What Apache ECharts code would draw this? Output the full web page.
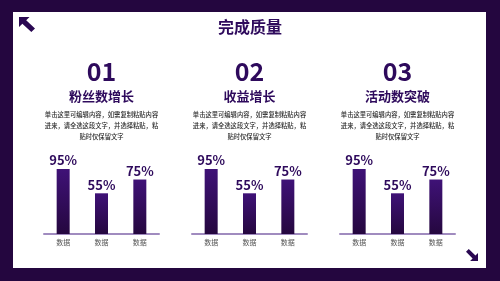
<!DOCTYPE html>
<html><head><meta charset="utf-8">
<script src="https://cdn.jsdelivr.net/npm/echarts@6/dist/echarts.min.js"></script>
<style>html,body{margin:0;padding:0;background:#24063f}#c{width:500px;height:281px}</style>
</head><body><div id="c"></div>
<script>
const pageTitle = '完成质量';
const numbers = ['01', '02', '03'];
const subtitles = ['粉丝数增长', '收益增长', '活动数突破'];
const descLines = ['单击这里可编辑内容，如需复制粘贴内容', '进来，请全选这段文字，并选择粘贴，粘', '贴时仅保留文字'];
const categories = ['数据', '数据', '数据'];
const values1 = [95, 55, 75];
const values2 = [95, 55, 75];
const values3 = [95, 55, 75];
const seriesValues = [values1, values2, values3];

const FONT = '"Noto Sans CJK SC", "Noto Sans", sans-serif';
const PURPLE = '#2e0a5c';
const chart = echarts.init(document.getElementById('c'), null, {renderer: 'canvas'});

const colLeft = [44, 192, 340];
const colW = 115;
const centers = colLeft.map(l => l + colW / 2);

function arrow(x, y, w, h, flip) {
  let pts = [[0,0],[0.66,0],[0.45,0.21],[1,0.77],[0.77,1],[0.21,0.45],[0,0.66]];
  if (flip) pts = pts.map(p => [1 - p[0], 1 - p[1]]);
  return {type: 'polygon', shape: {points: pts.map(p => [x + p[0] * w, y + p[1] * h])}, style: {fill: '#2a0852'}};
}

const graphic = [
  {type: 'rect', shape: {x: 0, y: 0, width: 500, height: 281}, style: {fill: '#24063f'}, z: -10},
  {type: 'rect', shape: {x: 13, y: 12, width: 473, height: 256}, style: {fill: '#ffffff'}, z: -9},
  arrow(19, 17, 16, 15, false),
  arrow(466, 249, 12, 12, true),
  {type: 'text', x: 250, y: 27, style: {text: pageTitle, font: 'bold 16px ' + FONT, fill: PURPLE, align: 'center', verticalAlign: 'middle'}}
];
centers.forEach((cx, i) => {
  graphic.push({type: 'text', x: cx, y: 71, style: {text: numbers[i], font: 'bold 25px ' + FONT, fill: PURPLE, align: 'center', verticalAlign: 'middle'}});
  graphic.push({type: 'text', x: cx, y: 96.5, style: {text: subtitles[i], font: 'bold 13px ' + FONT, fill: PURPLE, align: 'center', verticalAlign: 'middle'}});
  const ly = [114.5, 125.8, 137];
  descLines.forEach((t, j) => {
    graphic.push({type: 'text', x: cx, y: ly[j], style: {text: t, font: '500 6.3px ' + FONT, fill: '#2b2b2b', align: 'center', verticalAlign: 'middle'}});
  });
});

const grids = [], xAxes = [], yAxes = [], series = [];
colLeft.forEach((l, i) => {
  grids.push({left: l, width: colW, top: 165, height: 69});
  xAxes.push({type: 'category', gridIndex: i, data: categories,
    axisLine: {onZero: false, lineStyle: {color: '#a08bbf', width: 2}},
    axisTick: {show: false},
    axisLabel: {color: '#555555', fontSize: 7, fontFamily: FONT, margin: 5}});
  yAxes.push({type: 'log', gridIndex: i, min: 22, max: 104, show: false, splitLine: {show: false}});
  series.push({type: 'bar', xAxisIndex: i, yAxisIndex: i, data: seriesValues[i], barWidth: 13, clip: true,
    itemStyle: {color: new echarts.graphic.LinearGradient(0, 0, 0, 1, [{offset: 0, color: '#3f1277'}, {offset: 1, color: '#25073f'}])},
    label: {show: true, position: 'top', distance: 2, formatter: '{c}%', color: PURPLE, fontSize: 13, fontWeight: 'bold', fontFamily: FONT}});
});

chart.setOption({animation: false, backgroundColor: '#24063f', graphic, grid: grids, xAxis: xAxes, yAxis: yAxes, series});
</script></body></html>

### Exercise
Reproduce every line precisely as given, omitting all pictures.

### Result of the task
What Apache ECharts code would draw this? Output the full web page.
<!DOCTYPE html>
<html><head><meta charset="utf-8">
<script src="https://cdn.jsdelivr.net/npm/echarts@6/dist/echarts.min.js"></script>
<style>html,body{margin:0;padding:0;background:#24063f}#c{width:500px;height:281px}</style>
</head><body><div id="c"></div>
<script>
const pageTitle = '完成质量';
const numbers = ['01', '02', '03'];
const subtitles = ['粉丝数增长', '收益增长', '活动数突破'];
const descLines = ['单击这里可编辑内容，如需复制粘贴内容', '进来，请全选这段文字，并选择粘贴，粘', '贴时仅保留文字'];
const categories = ['数据', '数据', '数据'];
const values1 = [95, 55, 75];
const values2 = [95, 55, 75];
const values3 = [95, 55, 75];
const seriesValues = [values1, values2, values3];

const FONT = '"Noto Sans CJK SC", "Noto Sans", sans-serif';
const PURPLE = '#2e0a5c';
const chart = echarts.init(document.getElementById('c'), null, {renderer: 'canvas'});

const colLeft = [44, 192, 340];
const colW = 115;
const centers = colLeft.map(l => l + colW / 2);

function arrow(x, y, w, h, flip) {
  let pts = [[0,0],[0.66,0],[0.45,0.21],[1,0.77],[0.77,1],[0.21,0.45],[0,0.66]];
  if (flip) pts = pts.map(p => [1 - p[0], 1 - p[1]]);
  return {type: 'polygon', shape: {points: pts.map(p => [x + p[0] * w, y + p[1] * h])}, style: {fill: '#2a0852'}};
}

const graphic = [
  {type: 'rect', shape: {x: 0, y: 0, width: 500, height: 281}, style: {fill: '#24063f'}, z: -10},
  {type: 'rect', shape: {x: 13, y: 12, width: 473, height: 256}, style: {fill: '#ffffff'}, z: -9},
  arrow(19, 17, 16, 15, false),
  arrow(466, 249, 12, 12, true),
  {type: 'text', x: 250, y: 27, style: {text: pageTitle, font: 'bold 16px ' + FONT, fill: PURPLE, align: 'center', verticalAlign: 'middle'}}
];
centers.forEach((cx, i) => {
  graphic.push({type: 'text', x: cx, y: 71, style: {text: numbers[i], font: 'bold 25px ' + FONT, fill: PURPLE, align: 'center', verticalAlign: 'middle'}});
  graphic.push({type: 'text', x: cx, y: 96.5, style: {text: subtitles[i], font: 'bold 13px ' + FONT, fill: PURPLE, align: 'center', verticalAlign: 'middle'}});
  const ly = [114.5, 125.8, 137];
  descLines.forEach((t, j) => {
    graphic.push({type: 'text', x: cx, y: ly[j], style: {text: t, font: '500 6.3px ' + FONT, fill: '#2b2b2b', align: 'center', verticalAlign: 'middle'}});
  });
});

const grids = [], xAxes = [], yAxes = [], series = [];
colLeft.forEach((l, i) => {
  grids.push({left: l, width: colW, top: 165, height: 69});
  xAxes.push({type: 'category', gridIndex: i, data: categories,
    axisLine: {onZero: false, lineStyle: {color: '#a08bbf', width: 2}},
    axisTick: {show: false},
    axisLabel: {color: '#555555', fontSize: 7, fontFamily: FONT, margin: 5}});
  yAxes.push({type: 'log', gridIndex: i, min: 22, max: 104, show: false, splitLine: {show: false}});
  series.push({type: 'bar', xAxisIndex: i, yAxisIndex: i, data: seriesValues[i], barWidth: 13, clip: true,
    itemStyle: {color: new echarts.graphic.LinearGradient(0, 0, 0, 1, [{offset: 0, color: '#3f1277'}, {offset: 1, color: '#25073f'}])},
    label: {show: true, position: 'top', distance: 2, formatter: '{c}%', color: PURPLE, fontSize: 13, fontWeight: 'bold', fontFamily: FONT}});
});

chart.setOption({animation: false, backgroundColor: '#24063f', graphic, grid: grids, xAxis: xAxes, yAxis: yAxes, series});
</script></body></html>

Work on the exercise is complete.